The production quotes from the exhibition using surtitles during the Intermezzo – the only time, I felt, that the considerable cohesion of the production faltered, as this became (unnecessarily) a didactic moment, instead of an artistic one.
The set, designed by New-York based Chika Shimizu might be described as photo-realistic: a simple Japanese house stage right, where sliding doors opened up interiors, and a vivid backdrop of the sea and islands. It was beautifully lit by New York based Japanese lighting designer Marie Yokoyama, with the backdrop very slowly changing light with the time of day.

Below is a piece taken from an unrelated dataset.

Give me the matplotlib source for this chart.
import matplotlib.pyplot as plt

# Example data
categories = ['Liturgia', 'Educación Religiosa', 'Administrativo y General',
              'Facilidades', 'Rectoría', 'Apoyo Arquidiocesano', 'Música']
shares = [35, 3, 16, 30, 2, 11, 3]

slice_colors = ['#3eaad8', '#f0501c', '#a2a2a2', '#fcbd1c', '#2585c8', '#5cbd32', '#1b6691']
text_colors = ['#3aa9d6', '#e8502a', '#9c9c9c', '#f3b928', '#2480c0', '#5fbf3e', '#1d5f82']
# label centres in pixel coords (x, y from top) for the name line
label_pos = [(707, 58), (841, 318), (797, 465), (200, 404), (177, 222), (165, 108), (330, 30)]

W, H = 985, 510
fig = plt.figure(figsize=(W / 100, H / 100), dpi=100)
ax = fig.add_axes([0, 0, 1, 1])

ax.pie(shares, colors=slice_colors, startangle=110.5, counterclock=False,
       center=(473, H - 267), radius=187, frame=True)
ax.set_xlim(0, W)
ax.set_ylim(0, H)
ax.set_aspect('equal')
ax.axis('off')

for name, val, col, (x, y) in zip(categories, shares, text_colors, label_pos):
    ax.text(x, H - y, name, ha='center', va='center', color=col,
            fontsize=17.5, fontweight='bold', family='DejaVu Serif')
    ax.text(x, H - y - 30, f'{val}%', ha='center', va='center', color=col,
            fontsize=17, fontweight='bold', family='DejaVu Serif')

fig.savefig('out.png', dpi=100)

One of the pleasures of this cast was its overall quality, all strong voices well capable of filling the cavernous Jubilee. Japanese soprano Yasko Sato has sung the title role with a number of North American companies, and was ideal for Zhou’s concept. Her Cio-Cio-San was no mere naive young woman, passively being destroyed by a callous interloper. In the second act in particular, she was feisty, at times commanding, both vocally and dramatically. Her immersion in adopting an American culture, in spite of family disapproval, came across as much a powerful motive as her love for Pinkerton.
Little details in Zhou’s direction reinforced her interpretation, such as Cio-Cio-San’s son (played with remarkable stage presence by Nela Pilecki) having a Mickey Mouse stuffed toy, or the stunning reveal of her wedding kimono, hung like a cross as she knelt to commit suicide. Perhaps most telling of all was Cio-Cio San laying down the Christian cross on her dressing table when she learns the truth – one realized that the deepest hurt was that the culture and religion she had adopted had failed her.

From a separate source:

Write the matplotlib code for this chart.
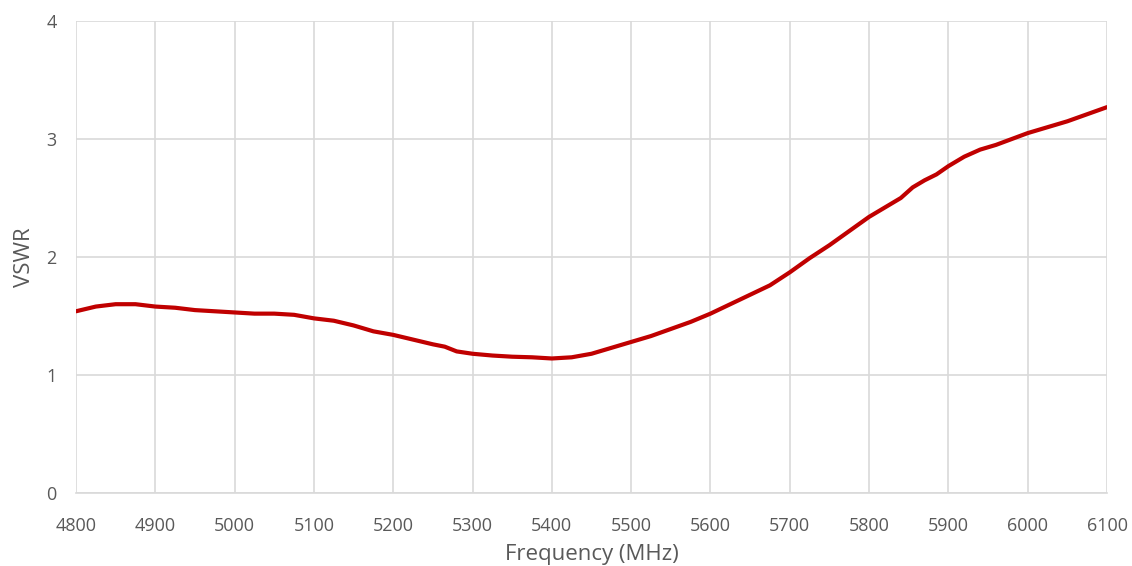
import numpy as np
import matplotlib.pyplot as plt

# 読み取ったデータ (周波数 MHz / VSWR)
freq = [4800, 4825, 4850, 4875, 4900, 4925, 4950, 4975, 5000, 5025, 5050, 5075,
        5100, 5125, 5150, 5175, 5200, 5225, 5250, 5265, 5280, 5300, 5325, 5350,
        5375, 5400, 5425, 5450, 5475, 5500, 5525, 5550, 5575, 5600, 5625, 5650,
        5675, 5700, 5725, 5750, 5775, 5800, 5820, 5840, 5855, 5870, 5885, 5900,
        5920, 5940, 5960, 5980, 6000, 6025, 6050, 6075, 6100]
vswr = [1.54, 1.58, 1.60, 1.60, 1.58, 1.57, 1.55, 1.54, 1.53, 1.52, 1.52, 1.51,
        1.48, 1.46, 1.42, 1.37, 1.34, 1.30, 1.26, 1.24, 1.20, 1.18, 1.165, 1.155,
        1.15, 1.14, 1.15, 1.18, 1.23, 1.28, 1.33, 1.39, 1.45, 1.52, 1.60, 1.68,
        1.76, 1.87, 1.99, 2.10, 2.22, 2.34, 2.42, 2.50, 2.59, 2.65, 2.70, 2.77,
        2.85, 2.91, 2.95, 3.00, 3.05, 3.10, 3.15, 3.21, 3.27]

x_ticks = [4800, 4900, 5000, 5100, 5200, 5300, 5400, 5500, 5600, 5700, 5800, 5900, 6000, 6100]
y_ticks = [0, 1, 2, 3, 4]

plt.rcParams['font.family'] = ['Open Sans', 'DejaVu Sans']

fig = plt.figure(figsize=(11.32, 5.66), dpi=100)
ax = fig.add_axes([76 / 1132, 1 - 493 / 566, (1107 - 76) / 1132, (493 - 21) / 566])

ax.plot(freq, vswr, color='#c00000', linewidth=3.0, solid_capstyle='round',
        solid_joinstyle='round', zorder=3)

ax.set_xlim(4800, 6100)
ax.set_ylim(0, 4)
ax.set_xticks(x_ticks)
ax.set_yticks(y_ticks)
ax.grid(True, color='#d9d9d9', linewidth=1.2)
ax.set_axisbelow(True)

for s in ['top', 'right', 'left']:
    ax.spines[s].set_visible(False)
ax.spines['bottom'].set_color('#d9d9d9')
ax.spines['bottom'].set_linewidth(1.2)

ax.tick_params(length=0, labelsize=13, colors='#595959')
ax.tick_params(axis='x', pad=17)
ax.tick_params(axis='y', pad=14)
ax.set_xlabel('Frequency (MHz)', fontsize=16, color='#595959', labelpad=7)
ax.set_ylabel('VSWR', fontsize=16, color='#595959', labelpad=8)

fig.savefig('out.png', dpi=100)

She was supported by a uniformly strong cast. American tenor Matthew White, in fine voice, came across as a witless if attractive Pinkerton, his American sense of superiority too inbred for self-reflection until near the end, when – too late – he had just an inkling of realization of what he had done. Again, this was ideal ideal for the overall shape of the production. Julius Ahn (Goro), Stephano Park (Uncle Bonze) and Luka Kawabata (Yamadori) all avoided the inherent pitfalls in the opera of appearing as caricatures – indeed, one felt sorry for the spurned Yamadori, his dignity all too clear.
Phillip Addis, who has been such a mainstay in Alberta productions in the last year or so (Don Pasquale, Gianni Schicchi, Don Giovanni, Silence) was especially effective vocally and dramatically as the US consul Sharpless, creating a character whose values and respect for the culture harked back to a different era – there must be a number of Sharplesses in US embassies around the world today, deeply troubled by the US’s current attitudes to all foreigners, but powerless to change them.

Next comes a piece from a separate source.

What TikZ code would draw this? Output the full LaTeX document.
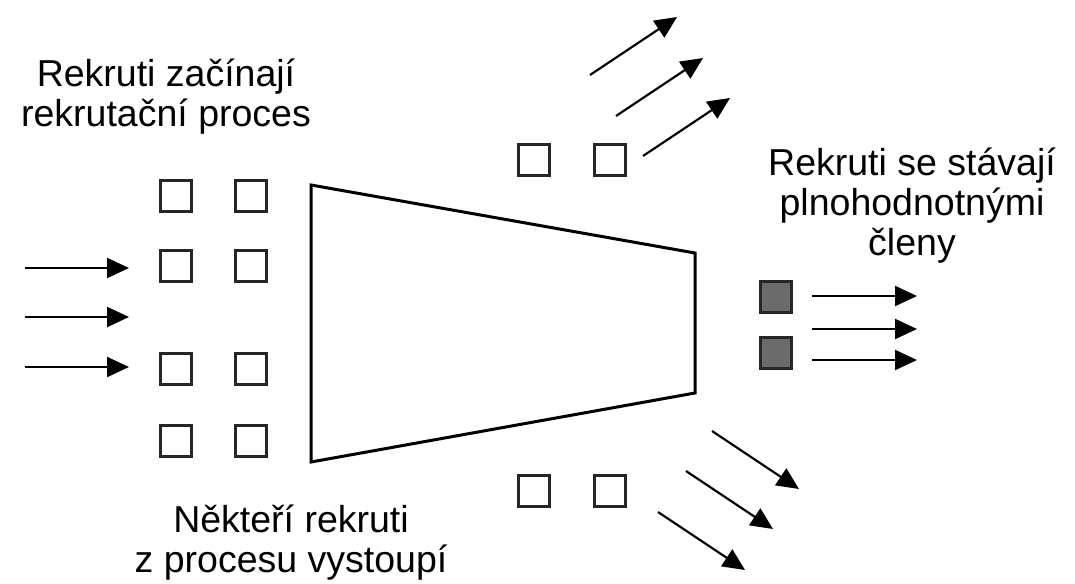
\documentclass[tikz,border=0pt]{standalone}
\usepackage{fontspec}
\setmainfont{Liberation Sans}
\usetikzlibrary{arrows.meta,positioning}

\tikzset{
  sq/.style={draw=black!85, line width=3pt, minimum size=31pt, inner sep=0pt},
  sqfull/.style={sq, fill=black!58},
  flow/.style={line width=2.2pt, -{Triangle[length=22pt,width=20pt]}},
  lbl/.style={align=center, inner sep=0pt, font=\fontsize{37.5}{40}\selectfont}
}

\begin{document}
\begin{tikzpicture}[x=1pt,y=-1pt]
    \useasboundingbox (0,0) rectangle (1075,583);

    \foreach \y in {268,317,367} \draw[flow] (25,\y) -- (129,\y); % coming in
    \foreach \x/\c in {176/a,251/b} \foreach \y/\r in {195.5/1,265.5/2,368.5/3,440.5/4}
        \node[sq] (in\c\r) at (\x,\y) {};
    \node[lbl, anchor=base] (start) at (166,127) {Rekruti začínají\\rekrutační proces};

    \draw[line width=3pt, line join=miter] (311,185) -- (695,253) -- (695,393) -- (311,462) -- cycle; % funnel

    \node[sq] (upa) at (534,160) {}; \node[sq] (upb) at (609.5,160) {};
    \foreach \x/\y in {590/75,616/116,643/156} \draw[flow] (\x,\y) -- ++(87,-58); % leaving up

    \node[sq] (dna) at (533.5,490.5) {}; \node[sq] (dnb) at (609.5,490.5) {};
    \foreach \x/\y in {712/431,686/471,658/512} \draw[flow] (\x,\y) -- ++(87,58); % leaving down
    \node[lbl, anchor=base] (drop) at (291,572) {Někteří rekruti\\z procesu vystoupí};

    \node[sqfull] (outa) at (775.5,297) {}; \node[sqfull] (outb) at (775.5,353) {};
    \foreach \y in {296,329,360} \draw[flow] (812,\y) -- (917,\y); % full members
    \node[lbl, anchor=base] (member) at (912,255) {Rekruti se stávají\\plnohodnotnými\\členy};
\end{tikzpicture}
\end{document}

This was one of those opera productions where there were no superstars, but a strong cast and company, all committed to a central directorial concept, and where the whole was greater than the sum of its already fine parts. It could not have come at a more apposite time, as Trump orders his embassies to declare that countries countries enforcing race or gender diversity, equity and inclusion (DEI) policies (which includes Canada) will now be considered to be “infringing human rights”. The American bully boys are back, led by a President who has been found liable by a civil US court jury for sexually abusing a woman.
Finally, it was so gratifying to see the Jubilee absolutely jam-packed – opera is alive and well in Calgary, and one can only wish Edmonton Opera could match what is happening in the southern city, and produce productions of such social import and commentary as this memorable Madama Butterfly.